_REQUIRED TASK_
Exact reproduction of the data is required, with images excluded.

★ ★ ★ ★ ★ ★ ★

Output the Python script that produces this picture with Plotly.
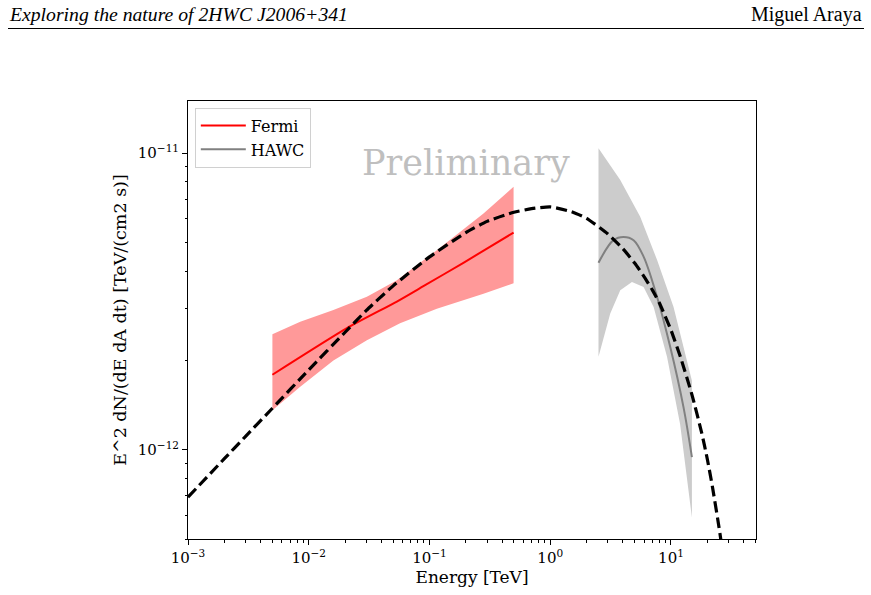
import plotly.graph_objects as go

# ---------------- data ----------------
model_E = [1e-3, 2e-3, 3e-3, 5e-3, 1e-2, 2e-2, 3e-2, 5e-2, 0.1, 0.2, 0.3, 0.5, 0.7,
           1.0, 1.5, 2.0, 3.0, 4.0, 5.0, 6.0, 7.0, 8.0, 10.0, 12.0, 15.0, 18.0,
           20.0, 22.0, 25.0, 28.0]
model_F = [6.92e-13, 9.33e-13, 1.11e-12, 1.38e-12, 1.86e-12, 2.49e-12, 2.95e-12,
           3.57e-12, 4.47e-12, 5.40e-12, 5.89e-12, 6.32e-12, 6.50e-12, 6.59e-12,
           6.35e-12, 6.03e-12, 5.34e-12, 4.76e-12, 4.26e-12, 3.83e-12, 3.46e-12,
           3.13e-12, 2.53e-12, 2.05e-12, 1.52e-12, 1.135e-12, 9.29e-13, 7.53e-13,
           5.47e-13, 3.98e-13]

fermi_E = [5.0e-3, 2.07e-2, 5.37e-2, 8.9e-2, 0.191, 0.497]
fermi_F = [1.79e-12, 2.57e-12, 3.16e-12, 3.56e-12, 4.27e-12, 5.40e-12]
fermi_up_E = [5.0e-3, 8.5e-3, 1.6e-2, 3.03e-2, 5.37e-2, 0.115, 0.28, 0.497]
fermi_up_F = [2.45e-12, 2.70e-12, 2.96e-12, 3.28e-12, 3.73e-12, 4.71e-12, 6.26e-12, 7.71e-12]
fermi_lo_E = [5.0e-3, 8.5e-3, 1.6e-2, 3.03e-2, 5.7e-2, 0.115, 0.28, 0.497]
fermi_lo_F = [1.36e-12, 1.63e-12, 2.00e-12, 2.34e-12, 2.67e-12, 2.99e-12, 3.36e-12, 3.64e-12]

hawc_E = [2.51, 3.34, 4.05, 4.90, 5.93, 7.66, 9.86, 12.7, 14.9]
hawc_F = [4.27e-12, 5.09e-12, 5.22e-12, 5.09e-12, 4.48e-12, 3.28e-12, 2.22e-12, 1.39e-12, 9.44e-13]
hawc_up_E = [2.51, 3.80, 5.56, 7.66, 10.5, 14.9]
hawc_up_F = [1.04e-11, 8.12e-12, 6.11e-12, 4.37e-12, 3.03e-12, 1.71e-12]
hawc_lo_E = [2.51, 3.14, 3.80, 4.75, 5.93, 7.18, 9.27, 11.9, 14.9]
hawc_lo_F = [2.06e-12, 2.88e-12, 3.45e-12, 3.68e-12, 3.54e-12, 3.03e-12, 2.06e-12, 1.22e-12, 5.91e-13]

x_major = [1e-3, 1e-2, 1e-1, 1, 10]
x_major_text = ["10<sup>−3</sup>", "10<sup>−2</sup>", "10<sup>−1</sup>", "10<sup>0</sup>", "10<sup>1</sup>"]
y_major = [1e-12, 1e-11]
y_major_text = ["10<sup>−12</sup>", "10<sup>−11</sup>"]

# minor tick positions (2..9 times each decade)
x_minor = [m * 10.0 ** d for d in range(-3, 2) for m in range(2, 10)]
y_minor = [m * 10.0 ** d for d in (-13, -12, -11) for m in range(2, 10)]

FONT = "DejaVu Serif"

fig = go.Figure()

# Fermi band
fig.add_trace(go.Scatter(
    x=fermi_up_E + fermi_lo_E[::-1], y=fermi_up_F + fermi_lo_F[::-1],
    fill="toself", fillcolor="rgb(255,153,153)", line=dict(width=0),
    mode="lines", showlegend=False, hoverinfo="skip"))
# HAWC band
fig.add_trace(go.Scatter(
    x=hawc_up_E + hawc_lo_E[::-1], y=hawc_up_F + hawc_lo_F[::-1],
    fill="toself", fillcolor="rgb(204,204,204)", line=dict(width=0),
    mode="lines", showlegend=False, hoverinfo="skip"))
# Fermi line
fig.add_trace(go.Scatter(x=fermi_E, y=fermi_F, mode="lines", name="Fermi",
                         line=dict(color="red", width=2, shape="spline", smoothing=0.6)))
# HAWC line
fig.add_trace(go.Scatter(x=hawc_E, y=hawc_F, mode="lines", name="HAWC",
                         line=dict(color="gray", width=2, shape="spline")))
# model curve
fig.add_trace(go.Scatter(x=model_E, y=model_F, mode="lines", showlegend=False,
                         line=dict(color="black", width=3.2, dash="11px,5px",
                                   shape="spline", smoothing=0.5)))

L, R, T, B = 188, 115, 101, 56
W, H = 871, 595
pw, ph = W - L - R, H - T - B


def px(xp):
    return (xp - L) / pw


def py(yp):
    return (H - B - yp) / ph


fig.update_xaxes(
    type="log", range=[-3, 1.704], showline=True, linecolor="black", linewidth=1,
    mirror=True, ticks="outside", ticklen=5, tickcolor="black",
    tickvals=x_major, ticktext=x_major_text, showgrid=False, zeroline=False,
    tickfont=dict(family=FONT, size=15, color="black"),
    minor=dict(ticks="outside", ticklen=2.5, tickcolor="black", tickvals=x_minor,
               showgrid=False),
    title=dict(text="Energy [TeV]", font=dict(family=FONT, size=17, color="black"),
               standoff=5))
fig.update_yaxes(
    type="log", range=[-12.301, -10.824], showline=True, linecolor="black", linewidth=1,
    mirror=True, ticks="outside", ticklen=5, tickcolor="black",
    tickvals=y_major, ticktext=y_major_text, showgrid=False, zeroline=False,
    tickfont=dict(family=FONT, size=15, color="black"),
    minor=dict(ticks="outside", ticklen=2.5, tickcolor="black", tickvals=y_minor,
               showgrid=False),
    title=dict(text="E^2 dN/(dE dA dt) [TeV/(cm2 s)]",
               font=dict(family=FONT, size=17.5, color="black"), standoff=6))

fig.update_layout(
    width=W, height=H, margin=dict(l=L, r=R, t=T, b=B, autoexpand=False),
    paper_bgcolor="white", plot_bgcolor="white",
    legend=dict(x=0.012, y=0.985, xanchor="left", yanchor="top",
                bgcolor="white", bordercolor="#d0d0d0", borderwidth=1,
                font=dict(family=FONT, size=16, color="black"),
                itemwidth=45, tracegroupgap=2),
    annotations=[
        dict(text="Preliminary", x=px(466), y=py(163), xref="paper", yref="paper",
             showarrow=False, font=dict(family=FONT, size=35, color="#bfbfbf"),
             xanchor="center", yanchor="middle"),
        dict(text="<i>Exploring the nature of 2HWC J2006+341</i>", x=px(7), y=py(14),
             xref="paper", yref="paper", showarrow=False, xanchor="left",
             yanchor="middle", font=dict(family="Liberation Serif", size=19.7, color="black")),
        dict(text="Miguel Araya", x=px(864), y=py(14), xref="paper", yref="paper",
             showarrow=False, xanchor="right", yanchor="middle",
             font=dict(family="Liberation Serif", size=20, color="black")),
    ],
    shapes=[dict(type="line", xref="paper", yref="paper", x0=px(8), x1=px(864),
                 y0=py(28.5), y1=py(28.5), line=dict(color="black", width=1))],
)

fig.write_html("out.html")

★ ★ ★ ★ ★ ★ ★

_FINAL ANSWER_
Output the Python script that produces this picture with Plotly.
import plotly.graph_objects as go

# ---------------- data ----------------
model_E = [1e-3, 2e-3, 3e-3, 5e-3, 1e-2, 2e-2, 3e-2, 5e-2, 0.1, 0.2, 0.3, 0.5, 0.7,
           1.0, 1.5, 2.0, 3.0, 4.0, 5.0, 6.0, 7.0, 8.0, 10.0, 12.0, 15.0, 18.0,
           20.0, 22.0, 25.0, 28.0]
model_F = [6.92e-13, 9.33e-13, 1.11e-12, 1.38e-12, 1.86e-12, 2.49e-12, 2.95e-12,
           3.57e-12, 4.47e-12, 5.40e-12, 5.89e-12, 6.32e-12, 6.50e-12, 6.59e-12,
           6.35e-12, 6.03e-12, 5.34e-12, 4.76e-12, 4.26e-12, 3.83e-12, 3.46e-12,
           3.13e-12, 2.53e-12, 2.05e-12, 1.52e-12, 1.135e-12, 9.29e-13, 7.53e-13,
           5.47e-13, 3.98e-13]

fermi_E = [5.0e-3, 2.07e-2, 5.37e-2, 8.9e-2, 0.191, 0.497]
fermi_F = [1.79e-12, 2.57e-12, 3.16e-12, 3.56e-12, 4.27e-12, 5.40e-12]
fermi_up_E = [5.0e-3, 8.5e-3, 1.6e-2, 3.03e-2, 5.37e-2, 0.115, 0.28, 0.497]
fermi_up_F = [2.45e-12, 2.70e-12, 2.96e-12, 3.28e-12, 3.73e-12, 4.71e-12, 6.26e-12, 7.71e-12]
fermi_lo_E = [5.0e-3, 8.5e-3, 1.6e-2, 3.03e-2, 5.7e-2, 0.115, 0.28, 0.497]
fermi_lo_F = [1.36e-12, 1.63e-12, 2.00e-12, 2.34e-12, 2.67e-12, 2.99e-12, 3.36e-12, 3.64e-12]

hawc_E = [2.51, 3.34, 4.05, 4.90, 5.93, 7.66, 9.86, 12.7, 14.9]
hawc_F = [4.27e-12, 5.09e-12, 5.22e-12, 5.09e-12, 4.48e-12, 3.28e-12, 2.22e-12, 1.39e-12, 9.44e-13]
hawc_up_E = [2.51, 3.80, 5.56, 7.66, 10.5, 14.9]
hawc_up_F = [1.04e-11, 8.12e-12, 6.11e-12, 4.37e-12, 3.03e-12, 1.71e-12]
hawc_lo_E = [2.51, 3.14, 3.80, 4.75, 5.93, 7.18, 9.27, 11.9, 14.9]
hawc_lo_F = [2.06e-12, 2.88e-12, 3.45e-12, 3.68e-12, 3.54e-12, 3.03e-12, 2.06e-12, 1.22e-12, 5.91e-13]

x_major = [1e-3, 1e-2, 1e-1, 1, 10]
x_major_text = ["10<sup>−3</sup>", "10<sup>−2</sup>", "10<sup>−1</sup>", "10<sup>0</sup>", "10<sup>1</sup>"]
y_major = [1e-12, 1e-11]
y_major_text = ["10<sup>−12</sup>", "10<sup>−11</sup>"]

# minor tick positions (2..9 times each decade)
x_minor = [m * 10.0 ** d for d in range(-3, 2) for m in range(2, 10)]
y_minor = [m * 10.0 ** d for d in (-13, -12, -11) for m in range(2, 10)]

FONT = "DejaVu Serif"

fig = go.Figure()

# Fermi band
fig.add_trace(go.Scatter(
    x=fermi_up_E + fermi_lo_E[::-1], y=fermi_up_F + fermi_lo_F[::-1],
    fill="toself", fillcolor="rgb(255,153,153)", line=dict(width=0),
    mode="lines", showlegend=False, hoverinfo="skip"))
# HAWC band
fig.add_trace(go.Scatter(
    x=hawc_up_E + hawc_lo_E[::-1], y=hawc_up_F + hawc_lo_F[::-1],
    fill="toself", fillcolor="rgb(204,204,204)", line=dict(width=0),
    mode="lines", showlegend=False, hoverinfo="skip"))
# Fermi line
fig.add_trace(go.Scatter(x=fermi_E, y=fermi_F, mode="lines", name="Fermi",
                         line=dict(color="red", width=2, shape="spline", smoothing=0.6)))
# HAWC line
fig.add_trace(go.Scatter(x=hawc_E, y=hawc_F, mode="lines", name="HAWC",
                         line=dict(color="gray", width=2, shape="spline")))
# model curve
fig.add_trace(go.Scatter(x=model_E, y=model_F, mode="lines", showlegend=False,
                         line=dict(color="black", width=3.2, dash="11px,5px",
                                   shape="spline", smoothing=0.5)))

L, R, T, B = 188, 115, 101, 56
W, H = 871, 595
pw, ph = W - L - R, H - T - B


def px(xp):
    return (xp - L) / pw


def py(yp):
    return (H - B - yp) / ph


fig.update_xaxes(
    type="log", range=[-3, 1.704], showline=True, linecolor="black", linewidth=1,
    mirror=True, ticks="outside", ticklen=5, tickcolor="black",
    tickvals=x_major, ticktext=x_major_text, showgrid=False, zeroline=False,
    tickfont=dict(family=FONT, size=15, color="black"),
    minor=dict(ticks="outside", ticklen=2.5, tickcolor="black", tickvals=x_minor,
               showgrid=False),
    title=dict(text="Energy [TeV]", font=dict(family=FONT, size=17, color="black"),
               standoff=5))
fig.update_yaxes(
    type="log", range=[-12.301, -10.824], showline=True, linecolor="black", linewidth=1,
    mirror=True, ticks="outside", ticklen=5, tickcolor="black",
    tickvals=y_major, ticktext=y_major_text, showgrid=False, zeroline=False,
    tickfont=dict(family=FONT, size=15, color="black"),
    minor=dict(ticks="outside", ticklen=2.5, tickcolor="black", tickvals=y_minor,
               showgrid=False),
    title=dict(text="E^2 dN/(dE dA dt) [TeV/(cm2 s)]",
               font=dict(family=FONT, size=17.5, color="black"), standoff=6))

fig.update_layout(
    width=W, height=H, margin=dict(l=L, r=R, t=T, b=B, autoexpand=False),
    paper_bgcolor="white", plot_bgcolor="white",
    legend=dict(x=0.012, y=0.985, xanchor="left", yanchor="top",
                bgcolor="white", bordercolor="#d0d0d0", borderwidth=1,
                font=dict(family=FONT, size=16, color="black"),
                itemwidth=45, tracegroupgap=2),
    annotations=[
        dict(text="Preliminary", x=px(466), y=py(163), xref="paper", yref="paper",
             showarrow=False, font=dict(family=FONT, size=35, color="#bfbfbf"),
             xanchor="center", yanchor="middle"),
        dict(text="<i>Exploring the nature of 2HWC J2006+341</i>", x=px(7), y=py(14),
             xref="paper", yref="paper", showarrow=False, xanchor="left",
             yanchor="middle", font=dict(family="Liberation Serif", size=19.7, color="black")),
        dict(text="Miguel Araya", x=px(864), y=py(14), xref="paper", yref="paper",
             showarrow=False, xanchor="right", yanchor="middle",
             font=dict(family="Liberation Serif", size=20, color="black")),
    ],
    shapes=[dict(type="line", xref="paper", yref="paper", x0=px(8), x1=px(864),
                 y0=py(28.5), y1=py(28.5), line=dict(color="black", width=1))],
)

fig.write_html("out.html")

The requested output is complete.